Problem to solve: Extract the whole listing as it stands. Do not include the pictures.

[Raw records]
◆ ◆ ◆ ◆ ◆
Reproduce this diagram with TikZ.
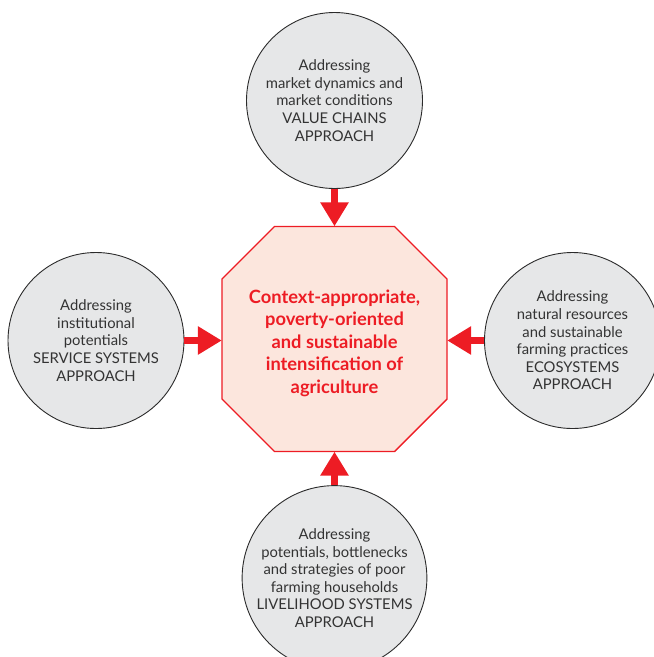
\documentclass[tikz,border=0pt]{standalone}
\usepackage{fontspec}
\setmainfont{Lato}
\usetikzlibrary{arrows.meta,calc}
\definecolor{circfill}{HTML}{E6E7E8}
\definecolor{circline}{HTML}{2B2B2B}
\definecolor{txtgray}{HTML}{333333}
\definecolor{goalred}{HTML}{ED1C24}
\definecolor{goalfill}{HTML}{FCE6DD}
\tikzset{
  approach/.style={circle, draw=circline, fill=circfill, line width=0.9pt,
    minimum size=176pt, inner sep=0pt, align=center, text=txtgray,
    font=\fontsize{14.8}{17.6}\selectfont},
  goalbox/.style={minimum width=225pt, minimum height=225pt, inner sep=0pt},
  goaltext/.style={align=center, text=goalred, inner sep=0pt,
    font=\bfseries\fontsize{18.3}{22.5}\selectfont},
  octagon/.style={draw=goalred, fill=goalfill, line width=1.4pt, line join=miter},
  feed/.style={draw=goalred, line width=7pt,
    -{Triangle[length=24pt,width=27pt]}, color=goalred},
}
\begin{document}
\begin{tikzpicture}[x=1pt,y=-1pt]
\useasboundingbox (0,0) rectangle (654,657);
\clip (0,0) rectangle (654,657);

% central goal: octagon drawn around an invisible square node
\coordinate (gc) at (334.5,339);
\path[octagon]
  ($(gc)+(-60,-112.5)$) -- ($(gc)+(60,-112.5)$) -- ($(gc)+(112.5,-60)$) --
  ($(gc)+(112.5,60)$) -- ($(gc)+(60,112.5)$) -- ($(gc)+(-60,112.5)$) --
  ($(gc)+(-112.5,60)$) -- ($(gc)+(-112.5,-60)$) -- cycle;
\node[goalbox] (goal) at (gc) {};
\node[goaltext] (goallabel) at ($(gc)+(0,4)$)
  {Context-appropriate,\\poverty-oriented\\and sustainable\\intensification of\\agriculture};

% the four approaches
\node[approach] (vc) at (334.5,100.5) {Addressing\\market dynamics and\\market conditions\\VALUE CHAINS\\APPROACH};
\node[approach] (ss) at (96,340.5) {Addressing\\institutional\\potentials\\SERVICE SYSTEMS\\APPROACH};
\node[approach] (eco) at (572.5,340.5) {Addressing\\natural resources\\and sustainable\\farming practices\\ECOSYSTEMS\\APPROACH};
\node[approach] (lh) at (334.5,578) {Addressing\\potentials, bottlenecks\\and strategies of poor\\farming households\\LIVELIHOOD SYSTEMS\\APPROACH};

% arrows into the goal
\draw[feed] (vc.south) -- (goal.north);
\draw[feed] (ss.east) -- (ss.east -| goal.west);
\draw[feed] (eco.west) -- (eco.west -| goal.east);
\draw[feed] (lh.north) -- (goal.south);
\end{tikzpicture}
\end{document}
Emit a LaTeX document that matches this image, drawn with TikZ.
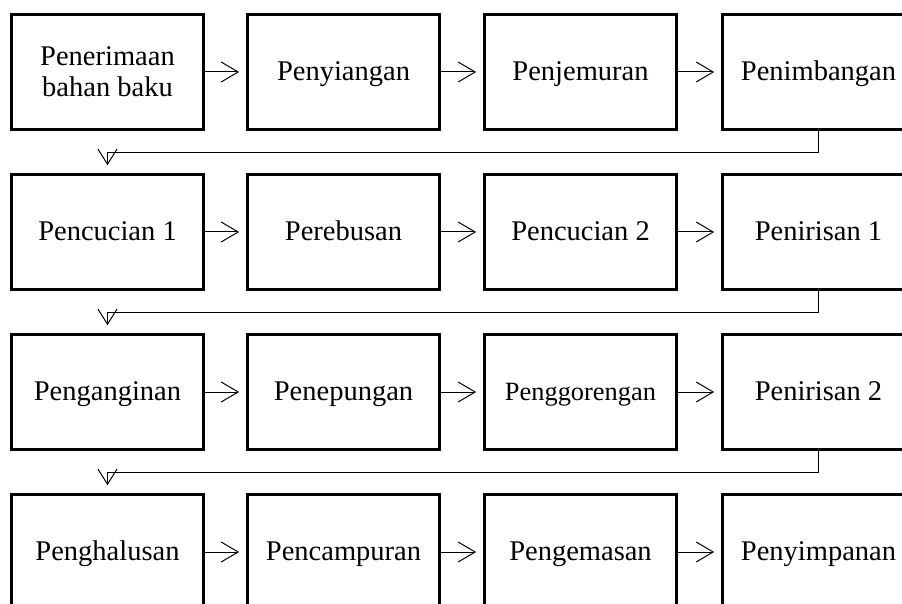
\documentclass[tikz,border=0pt]{standalone}
\usepackage{fontspec}
\setmainfont{Liberation Serif}
\usetikzlibrary{arrows.meta,calc}
\begin{document}
\begin{tikzpicture}[x=1pt,y=1pt,
  boxframe/.style={draw=black,line width=2.7pt,rectangle,minimum width=192pt,minimum height=115pt,inner sep=0pt},
  stepbox/.style={boxframe,align=center,text height=20pt,text depth=2.6pt,font=\fontsize{28.5}{31}\selectfont},
  flow/.style={draw=black,line width=1pt,-{Straight Barb[length=17pt,width=20pt,line width=1pt]},shorten >=7pt},
  turn/.style={draw=black,line width=1pt,-{Straight Barb[length=15pt,width=19pt,line width=1pt]}}
]
\useasboundingbox (0,0) rectangle (902,603);
\clip (0,0) rectangle (902,603);
\fill[white] (0,0) rectangle (902,603);
% column centers
\def\ca{107.5}\def\cb{343.5}\def\cc{580.5}\def\cd{818.5}
% row centers (y up)
\def\ra{531}\def\rb{371}\def\rc{211}\def\rd{51}
\node[boxframe] (b1) at (\ca,\ra) {};
\node[font=\fontsize{28.5}{31}\selectfont,inner sep=0pt,anchor=base] (b1t) at (\ca,537.3)
  {\begin{tabular}[t]{@{}c@{}}Penerimaan\\bahan baku\end{tabular}};
\node[stepbox] (b2) at (\cb,\ra) {Penyiangan};
\node[stepbox] (b3) at (\cc,\ra) {Penjemuran};
\node[stepbox] (b4) at (\cd,\ra) {Penimbangan};
\node[stepbox] (b5) at (\ca,\rb) {Pencucian 1};
\node[stepbox] (b6) at (\cb,\rb) {Perebusan};
\node[stepbox] (b7) at (\cc,\rb) {Pencucian 2};
\node[stepbox] (b8) at (\cd,\rb) {Penirisan 1};
\node[stepbox] (b9) at (\ca,\rc) {Penganginan};
\node[stepbox] (b10) at (\cb,\rc) {Penepungan};
\node[stepbox,font=\fontsize{26.4}{30}\selectfont] (b11) at (\cc,\rc) {Penggorengan};
\node[stepbox] (b12) at (\cd,\rc) {Penirisan 2};
\node[stepbox] (b13) at (\ca,\rd) {Penghalusan};
\node[stepbox] (b14) at (\cb,\rd) {Pencampuran};
\node[stepbox] (b15) at (\cc,\rd) {Pengemasan};
\node[stepbox] (b16) at (\cd,\rd) {Penyimpanan};
% horizontal arrows
\foreach \a/\b in {b1/b2,b2/b3,b3/b4,b5/b6,b6/b7,b7/b8,b9/b10,b10/b11,b11/b12,b13/b14,b14/b15,b15/b16}
  \draw[flow] (\a.east) -- (\b.west);
% row transitions
\coordinate (t5) at ($(b5.north)+(0,8)$);
\coordinate (t9) at ($(b9.north)+(0,8)$);
\coordinate (t13) at ($(b13.north)+(0,8)$);
\draw[turn] (b4.south) -- ++(0,-22) -| (t5);
\draw[turn] (b8.south) -- ++(0,-22) -| (t9);
\draw[turn] (b12.south) -- ++(0,-22) -| (t13);
\end{tikzpicture}
\end{document}
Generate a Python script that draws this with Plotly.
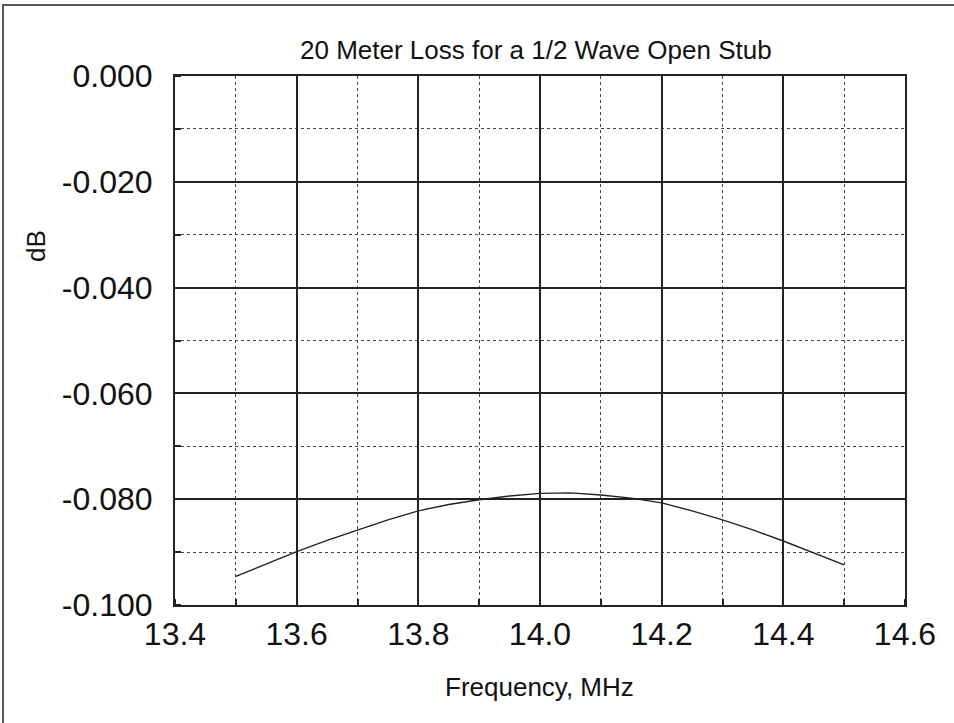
◆ ◆ ◆ ◆ ◆
Exercise output:
Reproduce this diagram with TikZ.
\documentclass[tikz,border=0pt]{standalone}
\usepackage{fontspec}
\setmainfont{Lato}
\usetikzlibrary{arrows.meta,calc}
\definecolor{circfill}{HTML}{E6E7E8}
\definecolor{circline}{HTML}{2B2B2B}
\definecolor{txtgray}{HTML}{333333}
\definecolor{goalred}{HTML}{ED1C24}
\definecolor{goalfill}{HTML}{FCE6DD}
\tikzset{
  approach/.style={circle, draw=circline, fill=circfill, line width=0.9pt,
    minimum size=176pt, inner sep=0pt, align=center, text=txtgray,
    font=\fontsize{14.8}{17.6}\selectfont},
  goalbox/.style={minimum width=225pt, minimum height=225pt, inner sep=0pt},
  goaltext/.style={align=center, text=goalred, inner sep=0pt,
    font=\bfseries\fontsize{18.3}{22.5}\selectfont},
  octagon/.style={draw=goalred, fill=goalfill, line width=1.4pt, line join=miter},
  feed/.style={draw=goalred, line width=7pt,
    -{Triangle[length=24pt,width=27pt]}, color=goalred},
}
\begin{document}
\begin{tikzpicture}[x=1pt,y=-1pt]
\useasboundingbox (0,0) rectangle (654,657);
\clip (0,0) rectangle (654,657);

% central goal: octagon drawn around an invisible square node
\coordinate (gc) at (334.5,339);
\path[octagon]
  ($(gc)+(-60,-112.5)$) -- ($(gc)+(60,-112.5)$) -- ($(gc)+(112.5,-60)$) --
  ($(gc)+(112.5,60)$) -- ($(gc)+(60,112.5)$) -- ($(gc)+(-60,112.5)$) --
  ($(gc)+(-112.5,60)$) -- ($(gc)+(-112.5,-60)$) -- cycle;
\node[goalbox] (goal) at (gc) {};
\node[goaltext] (goallabel) at ($(gc)+(0,4)$)
  {Context-appropriate,\\poverty-oriented\\and sustainable\\intensification of\\agriculture};

% the four approaches
\node[approach] (vc) at (334.5,100.5) {Addressing\\market dynamics and\\market conditions\\VALUE CHAINS\\APPROACH};
\node[approach] (ss) at (96,340.5) {Addressing\\institutional\\potentials\\SERVICE SYSTEMS\\APPROACH};
\node[approach] (eco) at (572.5,340.5) {Addressing\\natural resources\\and sustainable\\farming practices\\ECOSYSTEMS\\APPROACH};
\node[approach] (lh) at (334.5,578) {Addressing\\potentials, bottlenecks\\and strategies of poor\\farming households\\LIVELIHOOD SYSTEMS\\APPROACH};

% arrows into the goal
\draw[feed] (vc.south) -- (goal.north);
\draw[feed] (ss.east) -- (ss.east -| goal.west);
\draw[feed] (eco.west) -- (eco.west -| goal.east);
\draw[feed] (lh.north) -- (goal.south);
\end{tikzpicture}
\end{document}
Emit a LaTeX document that matches this image, drawn with TikZ.
\documentclass[tikz,border=0pt]{standalone}
\usepackage{fontspec}
\setmainfont{Liberation Serif}
\usetikzlibrary{arrows.meta,calc}
\begin{document}
\begin{tikzpicture}[x=1pt,y=1pt,
  boxframe/.style={draw=black,line width=2.7pt,rectangle,minimum width=192pt,minimum height=115pt,inner sep=0pt},
  stepbox/.style={boxframe,align=center,text height=20pt,text depth=2.6pt,font=\fontsize{28.5}{31}\selectfont},
  flow/.style={draw=black,line width=1pt,-{Straight Barb[length=17pt,width=20pt,line width=1pt]},shorten >=7pt},
  turn/.style={draw=black,line width=1pt,-{Straight Barb[length=15pt,width=19pt,line width=1pt]}}
]
\useasboundingbox (0,0) rectangle (902,603);
\clip (0,0) rectangle (902,603);
\fill[white] (0,0) rectangle (902,603);
% column centers
\def\ca{107.5}\def\cb{343.5}\def\cc{580.5}\def\cd{818.5}
% row centers (y up)
\def\ra{531}\def\rb{371}\def\rc{211}\def\rd{51}
\node[boxframe] (b1) at (\ca,\ra) {};
\node[font=\fontsize{28.5}{31}\selectfont,inner sep=0pt,anchor=base] (b1t) at (\ca,537.3)
  {\begin{tabular}[t]{@{}c@{}}Penerimaan\\bahan baku\end{tabular}};
\node[stepbox] (b2) at (\cb,\ra) {Penyiangan};
\node[stepbox] (b3) at (\cc,\ra) {Penjemuran};
\node[stepbox] (b4) at (\cd,\ra) {Penimbangan};
\node[stepbox] (b5) at (\ca,\rb) {Pencucian 1};
\node[stepbox] (b6) at (\cb,\rb) {Perebusan};
\node[stepbox] (b7) at (\cc,\rb) {Pencucian 2};
\node[stepbox] (b8) at (\cd,\rb) {Penirisan 1};
\node[stepbox] (b9) at (\ca,\rc) {Penganginan};
\node[stepbox] (b10) at (\cb,\rc) {Penepungan};
\node[stepbox,font=\fontsize{26.4}{30}\selectfont] (b11) at (\cc,\rc) {Penggorengan};
\node[stepbox] (b12) at (\cd,\rc) {Penirisan 2};
\node[stepbox] (b13) at (\ca,\rd) {Penghalusan};
\node[stepbox] (b14) at (\cb,\rd) {Pencampuran};
\node[stepbox] (b15) at (\cc,\rd) {Pengemasan};
\node[stepbox] (b16) at (\cd,\rd) {Penyimpanan};
% horizontal arrows
\foreach \a/\b in {b1/b2,b2/b3,b3/b4,b5/b6,b6/b7,b7/b8,b9/b10,b10/b11,b11/b12,b13/b14,b14/b15,b15/b16}
  \draw[flow] (\a.east) -- (\b.west);
% row transitions
\coordinate (t5) at ($(b5.north)+(0,8)$);
\coordinate (t9) at ($(b9.north)+(0,8)$);
\coordinate (t13) at ($(b13.north)+(0,8)$);
\draw[turn] (b4.south) -- ++(0,-22) -| (t5);
\draw[turn] (b8.south) -- ++(0,-22) -| (t9);
\draw[turn] (b12.south) -- ++(0,-22) -| (t13);
\end{tikzpicture}
\end{document}
Generate a Python script that draws this with Plotly.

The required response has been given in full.